In March 2015, his decision not to seek re-election to a ninth term as Mayor surprised the political establishment.  At the time, he said had announced he would not seek re-election as Mayor, but gave no indication he would also leave behind the MCIA job.

Pucci, a Perth Amboy native, is credited with growing the government agency into a lucrative and stable fixture, as well as turning Monroe Township into a Democratic Party stronghold in the southern part of the County.

Pucci was first elected Mayor of the quiet, largely rural community 28 years ago.

In 2016, Pucci was succeeded as Mayor by Gerald Tamburro, a Township Councilman who he endorsed as his handpicked successor.

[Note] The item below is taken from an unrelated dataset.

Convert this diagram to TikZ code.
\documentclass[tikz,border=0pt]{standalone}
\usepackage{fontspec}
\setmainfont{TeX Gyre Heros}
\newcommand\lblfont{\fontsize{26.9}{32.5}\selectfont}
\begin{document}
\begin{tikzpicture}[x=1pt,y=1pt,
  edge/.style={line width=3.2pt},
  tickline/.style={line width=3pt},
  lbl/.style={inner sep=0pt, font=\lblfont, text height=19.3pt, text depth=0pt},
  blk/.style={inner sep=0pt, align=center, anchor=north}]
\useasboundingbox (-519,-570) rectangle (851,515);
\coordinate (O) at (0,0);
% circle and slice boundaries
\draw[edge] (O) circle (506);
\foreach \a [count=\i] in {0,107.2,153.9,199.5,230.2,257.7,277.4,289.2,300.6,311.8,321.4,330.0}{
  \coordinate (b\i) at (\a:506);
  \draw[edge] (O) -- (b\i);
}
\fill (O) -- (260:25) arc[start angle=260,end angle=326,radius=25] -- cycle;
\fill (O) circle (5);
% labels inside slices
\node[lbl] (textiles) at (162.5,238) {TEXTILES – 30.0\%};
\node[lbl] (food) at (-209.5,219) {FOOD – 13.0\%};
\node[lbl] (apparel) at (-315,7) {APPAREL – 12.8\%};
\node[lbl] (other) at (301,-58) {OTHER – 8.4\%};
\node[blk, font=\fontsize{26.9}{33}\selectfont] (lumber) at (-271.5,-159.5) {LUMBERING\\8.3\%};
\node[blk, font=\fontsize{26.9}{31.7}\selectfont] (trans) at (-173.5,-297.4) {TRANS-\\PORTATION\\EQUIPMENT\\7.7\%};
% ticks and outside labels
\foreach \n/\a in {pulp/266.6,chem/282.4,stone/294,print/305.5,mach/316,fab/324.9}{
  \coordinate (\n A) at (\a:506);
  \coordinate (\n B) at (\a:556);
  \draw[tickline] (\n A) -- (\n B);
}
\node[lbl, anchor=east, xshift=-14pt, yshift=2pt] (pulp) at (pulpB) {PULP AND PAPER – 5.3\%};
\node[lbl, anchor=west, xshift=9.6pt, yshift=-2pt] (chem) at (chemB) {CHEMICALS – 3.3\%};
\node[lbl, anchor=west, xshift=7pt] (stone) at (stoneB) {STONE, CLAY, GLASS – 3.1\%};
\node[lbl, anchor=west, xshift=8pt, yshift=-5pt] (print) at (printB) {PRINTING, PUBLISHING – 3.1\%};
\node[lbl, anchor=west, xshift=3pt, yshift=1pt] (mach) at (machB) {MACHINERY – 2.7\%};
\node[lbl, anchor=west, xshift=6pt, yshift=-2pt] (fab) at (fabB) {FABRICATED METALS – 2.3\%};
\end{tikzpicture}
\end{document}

His departure from local office means that New Brunswick's Mayor, James Cahill, is now the longest-serving Mayor in Middlesex County.

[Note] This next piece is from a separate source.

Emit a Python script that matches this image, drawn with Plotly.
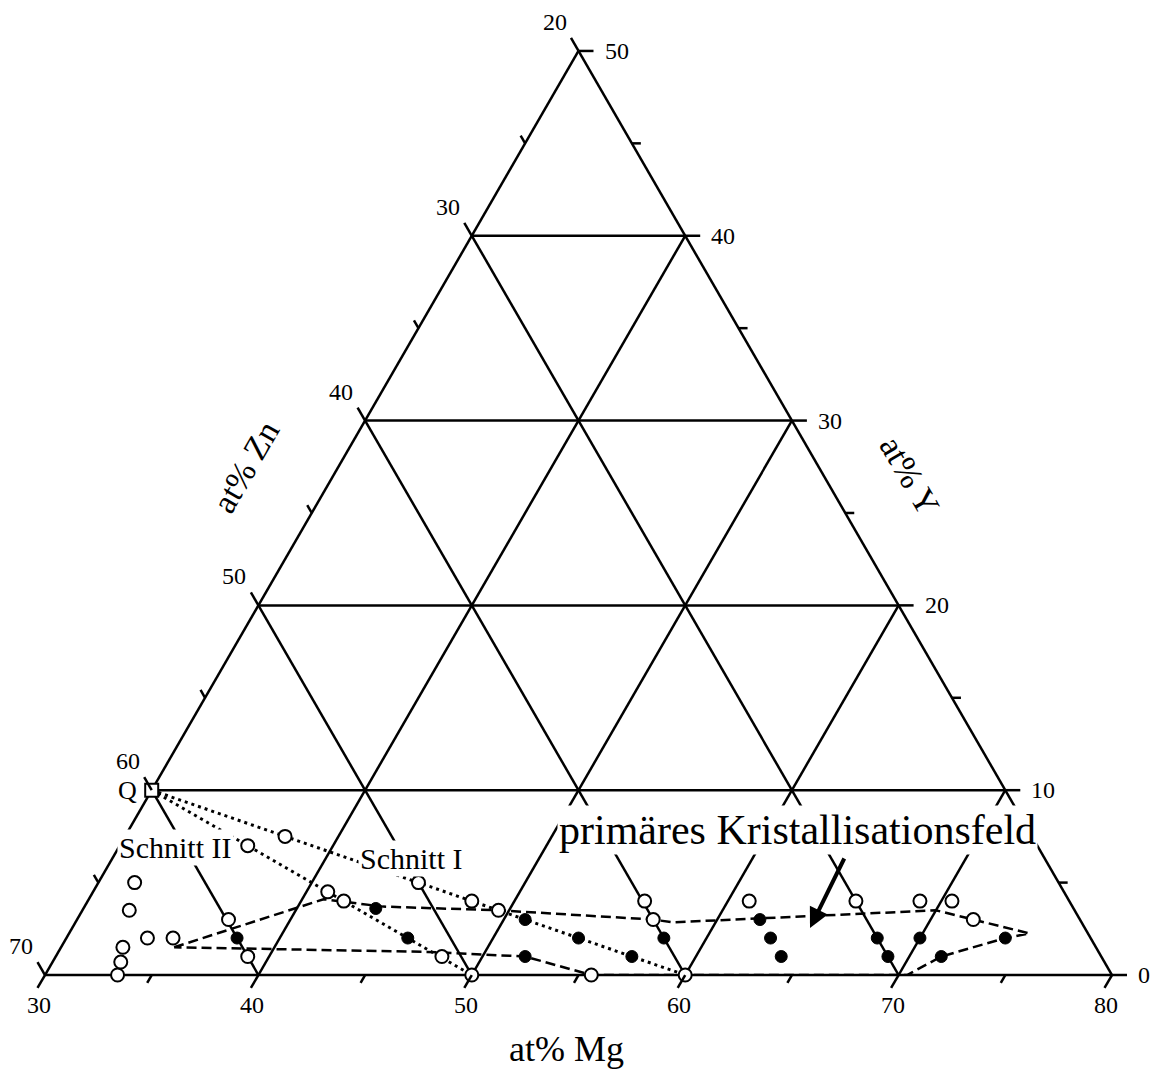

Until January 6, MCIA officials had said precious little about their plans for replacing Pucci, keeping Albanir's hiring a secret.

Pucci had professional expertise that "will be sorely missed," according to Roseman.

But when New Brunswick Today asked who was steering the ship in Pucci's absence, it took more than 10 days to get a substantive response.

The MCIA website still does not currently list any vacancies in the administration.  In fact, it says explicitly that there are "no openings available at this time."

The MCIA's Chief Financial Officer Lory Cattano refused to confirm whether or not anyone currently holds the Executive Director position just hours before Roseman's statement was issued.

Pressed as to who she was forwarded our questions to, and who she was waiting to hear back from, Cattano said, "I don't think I have to tell you that."

Cattano also declined to confirm whether she is related to Larry Cattano, Perth Amboy's Deputy Police Chief.

The MCIA board of directors held a special meeting on December 29, presumably when they approved Albanir's hiring, but the agency advertised the wrong time on their website.

When New Brunswick Today called to confirm the special meeting was on for 6pm, we were told it had already concluded.

As the leader of the MCIA, Pucci largely flew under the radar until 2012, when the State Comptroller's Office found he and others at the agency had received "questionable bonuses" and were failing to follow state laws on purchasing and procurement.

The audit revealed Pucci recieved a $55,617 incentive bonus in 2010, along with a $4,800 car allowance and a $3,565 payment for unused sick time, on top of his $185,384 MCIA salary and his $25,000 salary for the Mayor job.

The audit showed that Pucci received no written evaluation to warrant such a bonus, and that Cattano and two other administrators had also receive the questionable bonuses. 

Just months later, Governor Chris Christie targeted Pucci for sending out tax bills to Monroe Township homeowners that exceeded the state's newly-adopted property tax cap, which Christie championed during his first term in office.

Christie sarcastically called Pucci " my good friend" and "another extraordinarily self-sacrificing public servant" at a Town Hall meeting before launching into a routine making fun of the Mayor and MCIA leader.

"He exceeded the property tax cap by $500,000.  He broke the law," said Christie. "You know what their suggestion was?  The town's suggestion was 'Well, we'll fix it next year.'"

After comparing Pucci to the "Popeye" cartoon character Wimpy, Christie declared to applause that his administration forced Pucci to re-issue lower tax bills that complied with the law.

"We're not going to let Mayor Pucci pay me tomorrow for a hamburger today, so we have ordered him to re-issue the property tax bills to every resident of Monroe Township, reducing their property taxes and he has to do it."

The December 15 MCIA release declared that Pucci intends to "remain involved in local government."